Code that draws figures
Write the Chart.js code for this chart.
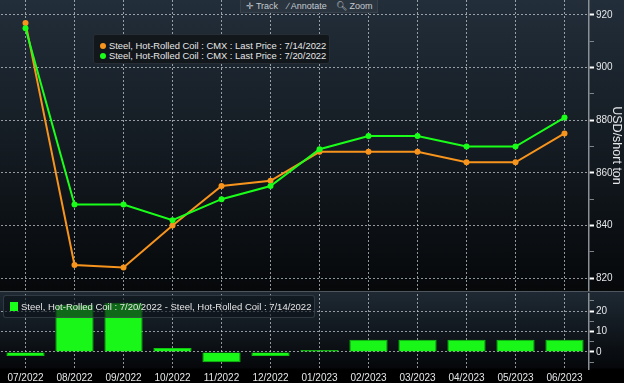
<!DOCTYPE html>
<html><head><meta charset="utf-8">
<script src="https://cdn.jsdelivr.net/npm/chart.js@4.4.0/dist/chart.umd.min.js"></script>
<style>
html,body{margin:0;padding:0;background:#000;width:624px;height:383px;overflow:hidden;font-family:"Liberation Sans",Arial,sans-serif;}
#topWrap{position:absolute;left:0;top:0;width:624px;height:291px;background:linear-gradient(#222e3a,#06080a);}
#sep{position:absolute;left:0;top:291px;width:624px;height:1px;background:#50565e;}
#botWrap{position:absolute;left:0;top:292px;width:624px;height:91px;background:linear-gradient(#1e2933 0px,#05070a 76px,#000 77px);}
canvas{position:absolute;left:0;top:0;}
#toolbar{position:absolute;left:240px;top:0;width:138px;height:13px;background:#2a3540;border:1px solid #36414c;border-top:none;box-sizing:border-box;color:#c6cacf;font-size:9px;line-height:12px;display:flex;justify-content:space-around;}
#toolbar span{white-space:nowrap;}
#legTop{position:absolute;left:93px;top:34px;width:237px;height:30px;background:#12171c;border:1px solid #272d34;border-radius:3px;box-sizing:border-box;color:#e6e6e6;font-size:9.4px;}
.lrow{position:absolute;left:6px;height:11px;line-height:11px;white-space:nowrap;}
.dot{display:inline-block;width:6px;height:6px;border-radius:50%;margin-right:3px;vertical-align:0px;}
#legBot{position:absolute;left:3px;top:295px;width:312px;height:23px;background:rgba(12,18,24,0.62);border:1px solid rgba(70,80,90,0.6);border-radius:3px;box-sizing:border-box;color:#e6e6e6;font-size:9.5px;line-height:21px;white-space:nowrap;padding-left:6px;}
.sq{display:inline-block;width:8px;height:9px;background:#19ff19;margin-right:3px;vertical-align:-1px;}
</style></head>
<body>
<div id="topWrap"><canvas id="cTop" width="624" height="291"></canvas></div>
<div id="sep"></div>
<div id="botWrap"><canvas id="cBot" width="624" height="91"></canvas></div>
<div id="toolbar"><span>&#x271B; Track</span><span>&#x2215; Annotate</span><span>&#x1F50D;&#xFE0E; Zoom</span></div>
<div id="legTop">
  <div class="lrow" style="top:5px"><span class="dot" style="background:#f7941d"></span>Steel, Hot-Rolled Coil : CMX : Last Price : 7/14/2022</div>
  <div class="lrow" style="top:15px"><span class="dot" style="background:#1aff1a"></span>Steel, Hot-Rolled Coil : CMX : Last Price : 7/20/2022</div>
</div>
<div id="legBot"><span class="sq"></span>Steel, Hot-Rolled Coil : 7/20/2022 - Steel, Hot-Rolled Coil : 7/14/2022</div>
<script>
const months = ['07/2022','08/2022','09/2022','10/2022','11/2022','12/2022','01/2023','02/2023','03/2023','04/2023','05/2023','06/2023'];
const hrc0714 = [917,825,824,840,855,857,868,868,868,864,864,875];
const hrc0720 = [915,848,848,842,850,855,869,874,874,870,870,881];
const spread = [-2,23,24,2,-5,-2,1,6,6,6,6,6];
const priceTicks = [820,840,860,880,900,920];
const priceMinor = [830,850,870,890,910];
const spreadTicks = [0,10,20];
const spreadMinor = [-5,5,15,25];

const GRID = 'rgba(205,210,215,0.7)';
const ORANGE = '#f7941d';
const GREEN = '#1aff1a';
const TXT = '#e4e6e8';
const FONT = {family:'"Liberation Sans", Arial, sans-serif', size:10};

function yAxis(min, max, major, minor, title){
  return {
    position:'right', min:min, max:max,
    afterBuildTicks(s){ s.ticks = major.concat(minor).sort((a,b)=>a-b).map(v=>({value:v})); },
    afterFit(s){ s.width = 35; s.paddingTop = 0; s.paddingBottom = 0; },
    ticks:{ color:TXT, font:FONT, padding:2, autoSkip:false,
      callback:(v)=> major.includes(v) ? String(v) : '' },
    grid:{ color:(c)=> major.includes(c.tick && c.tick.value) ? GRID : 'rgba(0,0,0,0)',
      tickColor:(c)=> major.includes(c.tick && c.tick.value) ? '#ffffff' : '#7d838a',
      tickWidth:(c)=> major.includes(c.tick && c.tick.value) ? 2 : 1,
      tickLength:5, lineWidth:1 },
    border:{ display:true, color:'#8b9096', width:1.5, dash:[2,2] },
    title: title ? {display:true, text:title, color:TXT, font:{family:FONT.family, size:12.5}, padding:0} : {display:false}
  };
}

new Chart(document.getElementById('cTop'), {
  type:'line',
  data:{ labels:months, datasets:[
    {label:'Steel, Hot-Rolled Coil : CMX : Last Price : 7/20/2022', data:hrc0720, borderColor:GREEN, backgroundColor:GREEN, borderWidth:2, pointRadius:3, pointBorderWidth:0, tension:0},
    {label:'Steel, Hot-Rolled Coil : CMX : Last Price : 7/14/2022', data:hrc0714, borderColor:ORANGE, backgroundColor:ORANGE, borderWidth:2, pointRadius:3, pointBorderWidth:0, tension:0}
  ]},
  options:{
    responsive:false, animation:false, devicePixelRatio:1,
    layout:{autoPadding:false, padding:{left:1,right:0,top:0,bottom:0}},
    plugins:{legend:{display:false}, tooltip:{enabled:false}},
    scales:{
      x:{ offset:true, ticks:{display:false}, afterFit(s){ s.height = 0; s.paddingLeft = 0; s.paddingRight = 0; },
        grid:{offset:false, color:GRID, drawTicks:false, lineWidth:1},
        border:{display:false, dash:[2,2]} },
      y: yAxis(815.1, 925.7, priceTicks, priceMinor, 'USD/short ton')
    }
  }
});

new Chart(document.getElementById('cBot'), {
  type:'bar',
  data:{ labels:months, datasets:[
    {label:'Steel, Hot-Rolled Coil : 7/20/2022 - Steel, Hot-Rolled Coil : 7/14/2022', data:spread, backgroundColor:'#19f719', borderColor:'#0fc40f', borderWidth:1, categoryPercentage:1, barPercentage:0.78}
  ]},
  options:{
    responsive:false, animation:false, devicePixelRatio:1,
    layout:{autoPadding:false, padding:{left:1,right:0,top:2,bottom:0}},
    plugins:{legend:{display:false}, tooltip:{enabled:false}},
    scales:{
      x:{ offset:true, ticks:{color:TXT, font:FONT, padding:3, maxRotation:0, autoSkip:false},
        afterFit(s){ s.height = 14; s.paddingLeft = 0; s.paddingRight = 0; },
        grid:{offset:false, color:GRID, drawTicks:false, lineWidth:1},
        border:{display:false, dash:[2,2]} },
      y: yAxis(-8.3, 28.3, spreadTicks, spreadMinor, null)
    }
  }
});
</script>
</body></html>
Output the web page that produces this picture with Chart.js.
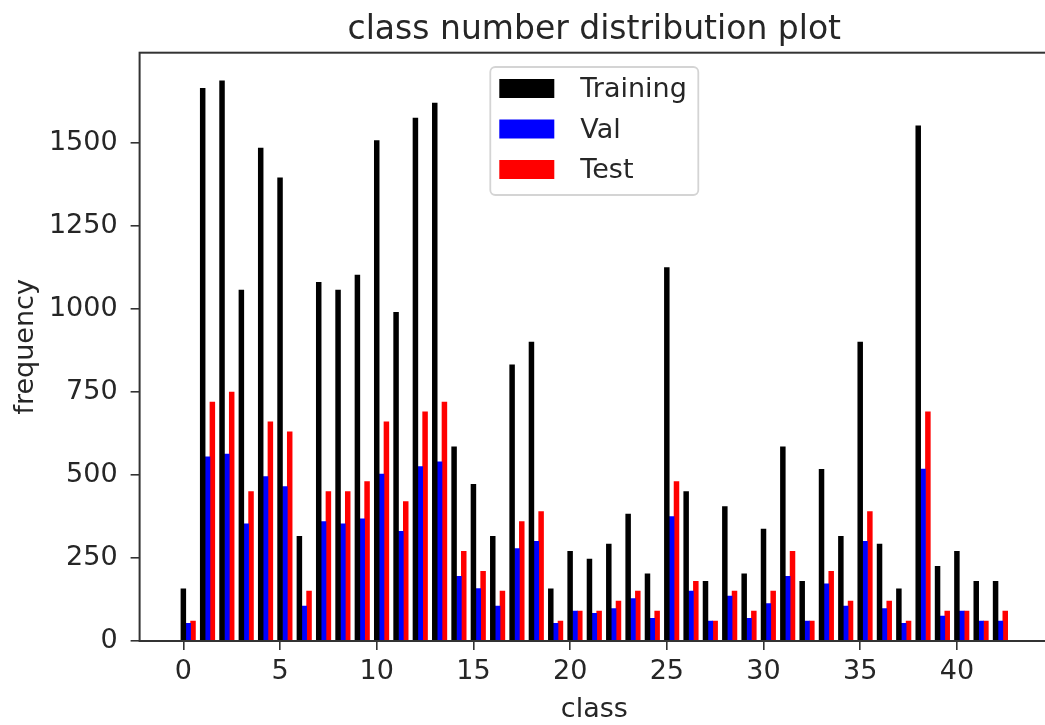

*What needs to be done*. In the copy, include no pictures; restate the listing above exactly.

*Final result*.
Write the Chart.js code for this chart.
<!DOCTYPE html>
<html><head><meta charset="utf-8">
<script src="https://cdn.jsdelivr.net/npm/chart.js@4.4.0/dist/chart.umd.min.js"></script>
<style>
html,body{margin:0;padding:0;background:#000;width:624px;height:383px;overflow:hidden;font-family:"Liberation Sans",Arial,sans-serif;}
#topWrap{position:absolute;left:0;top:0;width:624px;height:291px;background:linear-gradient(#222e3a,#06080a);}
#sep{position:absolute;left:0;top:291px;width:624px;height:1px;background:#50565e;}
#botWrap{position:absolute;left:0;top:292px;width:624px;height:91px;background:linear-gradient(#1e2933 0px,#05070a 76px,#000 77px);}
canvas{position:absolute;left:0;top:0;}
#toolbar{position:absolute;left:240px;top:0;width:138px;height:13px;background:#2a3540;border:1px solid #36414c;border-top:none;box-sizing:border-box;color:#c6cacf;font-size:9px;line-height:12px;display:flex;justify-content:space-around;}
#toolbar span{white-space:nowrap;}
#legTop{position:absolute;left:93px;top:34px;width:237px;height:30px;background:#12171c;border:1px solid #272d34;border-radius:3px;box-sizing:border-box;color:#e6e6e6;font-size:9.4px;}
.lrow{position:absolute;left:6px;height:11px;line-height:11px;white-space:nowrap;}
.dot{display:inline-block;width:6px;height:6px;border-radius:50%;margin-right:3px;vertical-align:0px;}
#legBot{position:absolute;left:3px;top:295px;width:312px;height:23px;background:rgba(12,18,24,0.62);border:1px solid rgba(70,80,90,0.6);border-radius:3px;box-sizing:border-box;color:#e6e6e6;font-size:9.5px;line-height:21px;white-space:nowrap;padding-left:6px;}
.sq{display:inline-block;width:8px;height:9px;background:#19ff19;margin-right:3px;vertical-align:-1px;}
</style></head>
<body>
<div id="topWrap"><canvas id="cTop" width="624" height="291"></canvas></div>
<div id="sep"></div>
<div id="botWrap"><canvas id="cBot" width="624" height="91"></canvas></div>
<div id="toolbar"><span>&#x271B; Track</span><span>&#x2215; Annotate</span><span>&#x1F50D;&#xFE0E; Zoom</span></div>
<div id="legTop">
  <div class="lrow" style="top:5px"><span class="dot" style="background:#f7941d"></span>Steel, Hot-Rolled Coil : CMX : Last Price : 7/14/2022</div>
  <div class="lrow" style="top:15px"><span class="dot" style="background:#1aff1a"></span>Steel, Hot-Rolled Coil : CMX : Last Price : 7/20/2022</div>
</div>
<div id="legBot"><span class="sq"></span>Steel, Hot-Rolled Coil : 7/20/2022 - Steel, Hot-Rolled Coil : 7/14/2022</div>
<script>
const months = ['07/2022','08/2022','09/2022','10/2022','11/2022','12/2022','01/2023','02/2023','03/2023','04/2023','05/2023','06/2023'];
const hrc0714 = [917,825,824,840,855,857,868,868,868,864,864,875];
const hrc0720 = [915,848,848,842,850,855,869,874,874,870,870,881];
const spread = [-2,23,24,2,-5,-2,1,6,6,6,6,6];
const priceTicks = [820,840,860,880,900,920];
const priceMinor = [830,850,870,890,910];
const spreadTicks = [0,10,20];
const spreadMinor = [-5,5,15,25];

const GRID = 'rgba(205,210,215,0.7)';
const ORANGE = '#f7941d';
const GREEN = '#1aff1a';
const TXT = '#e4e6e8';
const FONT = {family:'"Liberation Sans", Arial, sans-serif', size:10};

function yAxis(min, max, major, minor, title){
  return {
    position:'right', min:min, max:max,
    afterBuildTicks(s){ s.ticks = major.concat(minor).sort((a,b)=>a-b).map(v=>({value:v})); },
    afterFit(s){ s.width = 35; s.paddingTop = 0; s.paddingBottom = 0; },
    ticks:{ color:TXT, font:FONT, padding:2, autoSkip:false,
      callback:(v)=> major.includes(v) ? String(v) : '' },
    grid:{ color:(c)=> major.includes(c.tick && c.tick.value) ? GRID : 'rgba(0,0,0,0)',
      tickColor:(c)=> major.includes(c.tick && c.tick.value) ? '#ffffff' : '#7d838a',
      tickWidth:(c)=> major.includes(c.tick && c.tick.value) ? 2 : 1,
      tickLength:5, lineWidth:1 },
    border:{ display:true, color:'#8b9096', width:1.5, dash:[2,2] },
    title: title ? {display:true, text:title, color:TXT, font:{family:FONT.family, size:12.5}, padding:0} : {display:false}
  };
}

new Chart(document.getElementById('cTop'), {
  type:'line',
  data:{ labels:months, datasets:[
    {label:'Steel, Hot-Rolled Coil : CMX : Last Price : 7/20/2022', data:hrc0720, borderColor:GREEN, backgroundColor:GREEN, borderWidth:2, pointRadius:3, pointBorderWidth:0, tension:0},
    {label:'Steel, Hot-Rolled Coil : CMX : Last Price : 7/14/2022', data:hrc0714, borderColor:ORANGE, backgroundColor:ORANGE, borderWidth:2, pointRadius:3, pointBorderWidth:0, tension:0}
  ]},
  options:{
    responsive:false, animation:false, devicePixelRatio:1,
    layout:{autoPadding:false, padding:{left:1,right:0,top:0,bottom:0}},
    plugins:{legend:{display:false}, tooltip:{enabled:false}},
    scales:{
      x:{ offset:true, ticks:{display:false}, afterFit(s){ s.height = 0; s.paddingLeft = 0; s.paddingRight = 0; },
        grid:{offset:false, color:GRID, drawTicks:false, lineWidth:1},
        border:{display:false, dash:[2,2]} },
      y: yAxis(815.1, 925.7, priceTicks, priceMinor, 'USD/short ton')
    }
  }
});

new Chart(document.getElementById('cBot'), {
  type:'bar',
  data:{ labels:months, datasets:[
    {label:'Steel, Hot-Rolled Coil : 7/20/2022 - Steel, Hot-Rolled Coil : 7/14/2022', data:spread, backgroundColor:'#19f719', borderColor:'#0fc40f', borderWidth:1, categoryPercentage:1, barPercentage:0.78}
  ]},
  options:{
    responsive:false, animation:false, devicePixelRatio:1,
    layout:{autoPadding:false, padding:{left:1,right:0,top:2,bottom:0}},
    plugins:{legend:{display:false}, tooltip:{enabled:false}},
    scales:{
      x:{ offset:true, ticks:{color:TXT, font:FONT, padding:3, maxRotation:0, autoSkip:false},
        afterFit(s){ s.height = 14; s.paddingLeft = 0; s.paddingRight = 0; },
        grid:{offset:false, color:GRID, drawTicks:false, lineWidth:1},
        border:{display:false, dash:[2,2]} },
      y: yAxis(-8.3, 28.3, spreadTicks, spreadMinor, null)
    }
  }
});
</script>
</body></html>
Output the web page that produces this picture with Chart.js.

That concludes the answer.